"Ohne Forschung wäre ich nicht hier"
Ein Erfahrungsbericht von Babett Baraniec.
Welche Bedeutung haben Studien für Ihren Krankheitsverlauf?
Eine große. Ich werde seit vielen Jahren in zertifizierten Tumorzentren behandelt, wo der Zugang zu Studien leichter ist. Meine einzige Medikamentenstudie war vor etwa sieben Jahren – mit einem Tyrosinkinasehemmer, um das Rezidivrisiko bei Leberkrebs zu senken.
Ich wurde von meinem Arzt direkt angesprochen, die Studie lief in meiner vertrauten Umgebung, ich musste nirgendwo hinfahren. Das war organisatorisch einfach. Leider musste ich nach drei Monaten wegen starker Nebenwirkungen aussteigen. Trotzdem folgte danach meine längste rezidivfreie Zeit – über zwei Jahre. Ob das am Medikament lag, kann man nicht sicher sagen.
Aber klar ist: Auch negative Studienergebnisse bringen uns weiter. Forschung bedeutet immer Lernen – selbst dann, wenn etwas nicht funktioniert.
Sie spenden regelmäßig Körpermaterial. Warum ist das wichtig?
Vor jeder Operation werde ich gefragt, ob ich übrig gebliebenes Material aus der Leber zur Verfügung stelle – und ich sage immer Ja. Das ist wirklich wichtig, weil Forschende auf solche Proben angewiesen sind. Ohne unser Material könnten viele Analysen gar nicht stattfinden. Es wäre schade, das einfach wegzuwerfen.
Auch wenn mal ein, zwei Röhrchen Blut mehr abgenommen werden – das bildet sich wieder. Seit zwölf Jahren stelle ich regelmäßig Proben zur Verfügung: Blut, Gewebe, manchmal auch Restmaterial. Damit können zirkulierende Tumorzellen oder Biomarker untersucht werden, die zeigen, ob eine Therapie anspricht. Für mich ist das selbstverständlich – ein kleiner Beitrag mit großer Wirkung.
„Für mich persönlich ist Forschung lebenswichtig“
Wie begegnen Sie Ängsten oder Vorurteilen gegenüber Studien?
Ich verstehe diese Sorgen. Aber für mich persönlich ist Forschung lebenswichtig. Ohne sie wäre ich nicht mehr hier – seit 11 Jahren bin ich metastasiert und hätte sonst keine Chance gehabt, meine Tochter aufwachsen zu sehen.

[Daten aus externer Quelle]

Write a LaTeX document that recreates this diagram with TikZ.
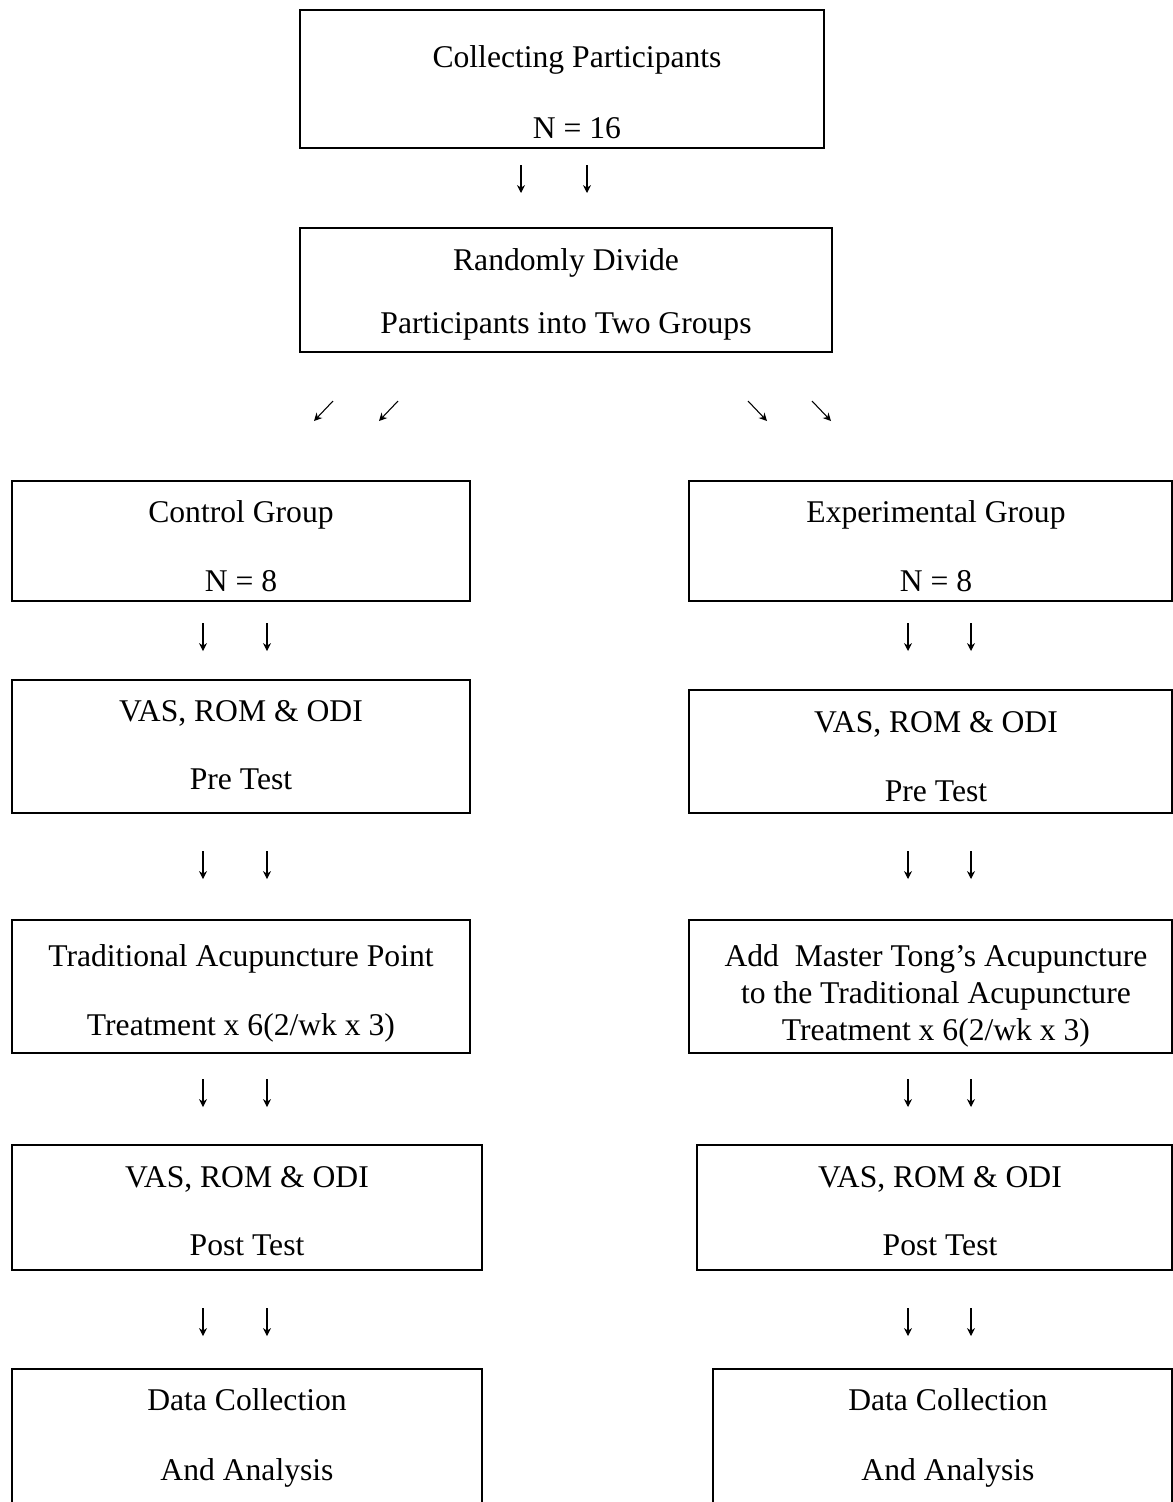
\documentclass[tikz,border=0pt]{standalone}
\usepackage{fontspec}
\setmainfont{Liberation Serif}
\usetikzlibrary{arrows.meta}

\begin{document}
\begin{tikzpicture}[x=0.02cm,y=-0.02cm,
  box/.style 2 args={draw,line width=1pt,inner sep=0pt,minimum width=#1*0.02cm,minimum height=#2*0.02cm},
  txt/.style={anchor=base,inner sep=0pt,font=\fontsize{18}{22}\selectfont},
  arr/.style={line width=0.6pt,-{Stealth[length=4.5pt,width=4.5pt]}}]

\useasboundingbox (0,0) rectangle (1173,1502) ;
\clip (0,0) rectangle (1173,1502) ;

\node [box={524}{138}] (collect) at (562,79) {} ;
\node [txt] (collect1) at (577,67) {Collecting Participants} ;
\node [txt] (collect2) at (577,138) {N = 16} ;

\node [box={532}{124}] (divide) at (566,290) {} ;
\node [txt] (divide1) at (566,270) {Randomly Divide} ;
\node [txt] (divide2) at (566,333) {Participants into Two Groups} ;

\node [box={458}{120}] (ctl) at (241,541) {} ;
\node [txt] (ctl1) at (241,522) {Control Group} ;
\node [txt] (ctl2) at (241,591) {N = 8} ;
\node [box={483}{120}] (exp) at (930.5,541) {} ;
\node [txt] (exp1) at (936,522) {Experimental Group} ;
\node [txt] (exp2) at (936,591) {N = 8} ;

\node [box={458}{133}] (ctlpre) at (241,746.5) {} ;
\node [txt] (ctlpre1) at (241,721) {VAS, ROM \& ODI} ;
\node [txt] (ctlpre2) at (241,789) {Pre Test} ;
\node [box={483}{123}] (exppre) at (930.5,751.5) {} ;
\node [txt] (exppre1) at (936,732) {VAS, ROM \& ODI} ;
\node [txt] (exppre2) at (936,801) {Pre Test} ;

\node [box={458}{133}] (ctltrt) at (241,986.5) {} ;
\node [txt] (ctltrt1) at (241,966) {Traditional Acupuncture Point} ;
\node [txt] (ctltrt2) at (241,1035) {Treatment x 6(2/wk x 3)} ;
\node [box={483}{133}] (exptrt) at (930.5,986.5) {} ;
\node [txt] (exptrt1) at (936,966) {Add\ \ Master Tong’s Acupuncture} ;
\node [txt] (exptrt2) at (936,1003) {to the Traditional Acupuncture} ;
\node [txt] (exptrt3) at (936,1040) {Treatment x 6(2/wk x 3)} ;

\node [box={470}{125}] (ctlpost) at (247,1207.5) {} ;
\node [txt] (ctlpost1) at (247,1187) {VAS, ROM \& ODI} ;
\node [txt] (ctlpost2) at (247,1255) {Post Test} ;
\node [box={475}{125}] (exppost) at (934.5,1207.5) {} ;
\node [txt] (exppost1) at (940,1187) {VAS, ROM \& ODI} ;
\node [txt] (exppost2) at (940,1255) {Post Test} ;

\node [box={470}{150}] (ctldata) at (247,1444) {} ;
\node [txt] (ctldata1) at (247,1410) {Data Collection} ;
\node [txt] (ctldata2) at (247,1480) {And Analysis} ;
\node [box={459}{150}] (expdata) at (942.5,1444) {} ;
\node [txt] (expdata1) at (948,1410) {Data Collection} ;
\node [txt] (expdata2) at (948,1480) {And Analysis} ;

\foreach \x in {521,587} \draw [arr] (\x,165) -- (\x,193) ;
\foreach \x in {333,398} \draw [arr] (\x,401) -- ++(-19,20) ;
\foreach \x in {748,812} \draw [arr] (\x,401) -- ++(19,20) ;
\foreach \y in {623,851,1079,1308}
  \foreach \x in {203,267,908,971} \draw [arr] (\x,\y) -- ++(0,28) ;

\end{tikzpicture}
\end{document}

Nur durch Forschung entwickeln sich Therapien weiter.
Viele Menschen außerhalb dieses Settings spüren diesen Nutzen nicht so direkt. Sie lesen viel im Internet – über Pharmainteressen, über angebliche Risiken – und verlieren Vertrauen. Ich glaube, da braucht es mehr Aufklärung. Wir sollten lernen, Forschung als etwas Gesellschaftliches zu begreifen. Was heute erforscht wird, kann morgen unser Leben retten. Wir alle werden älter – und was wir heute unterstützen, kann uns eines Tages selbst helfen.
Was war an Studien für Sie besonders fordernd?
Manchmal sind Studien einfach anstrengend. Zum Beispiel, wenn ich über Monate regelmäßig Fragebögen ausfüllen und zurückschicken sollte. Dann kam das Leben dazwischen – ich bin Mutter, chronisch krank, habe Arzttermine, manchmal auch einen Progress. Da bleibt so ein Fragebogen liegen, weil ich schlicht keine Energie mehr habe.
Ich glaube, vielen geht es so. Wir wollen mitmachen, aber die Hürden sind hoch: Postwege, Papierkram, lange Fahrten zu den wenigen Studienzentren. Da würde es wirklich helfen, wenn vieles digitaler und einfacher wäre.
Wie ermutigen Sie Unentschlossene?
Man sollte Nutzen, Risiko und Aufwand abwägen – und sich ruhig Unterstützung holen. Wichtig ist, sich vorher klarzumachen: Warum will ich teilnehmen? Geht es um Hoffnung, um Lebensqualität, um den Beitrag zur Gemeinschaft? Nicht jede Studie bringt individuellen Nutzen, aber jede gute Studie kann die Versorgung verbessern.
Und ganz wichtig: Ich darf auch aussteigen, wenn ich merke, dass ich es gerade nicht schaffe. Das ist kein Versagen. Denn gerade die Studienteilnahme für Krebspatient:innen kann ein großer Aufwand sein – körperlich, emotional, organisatorisch. Niemand sollte sich unter Druck gesetzt fühlen, etwas durchzuhalten, das gerade zu viel ist.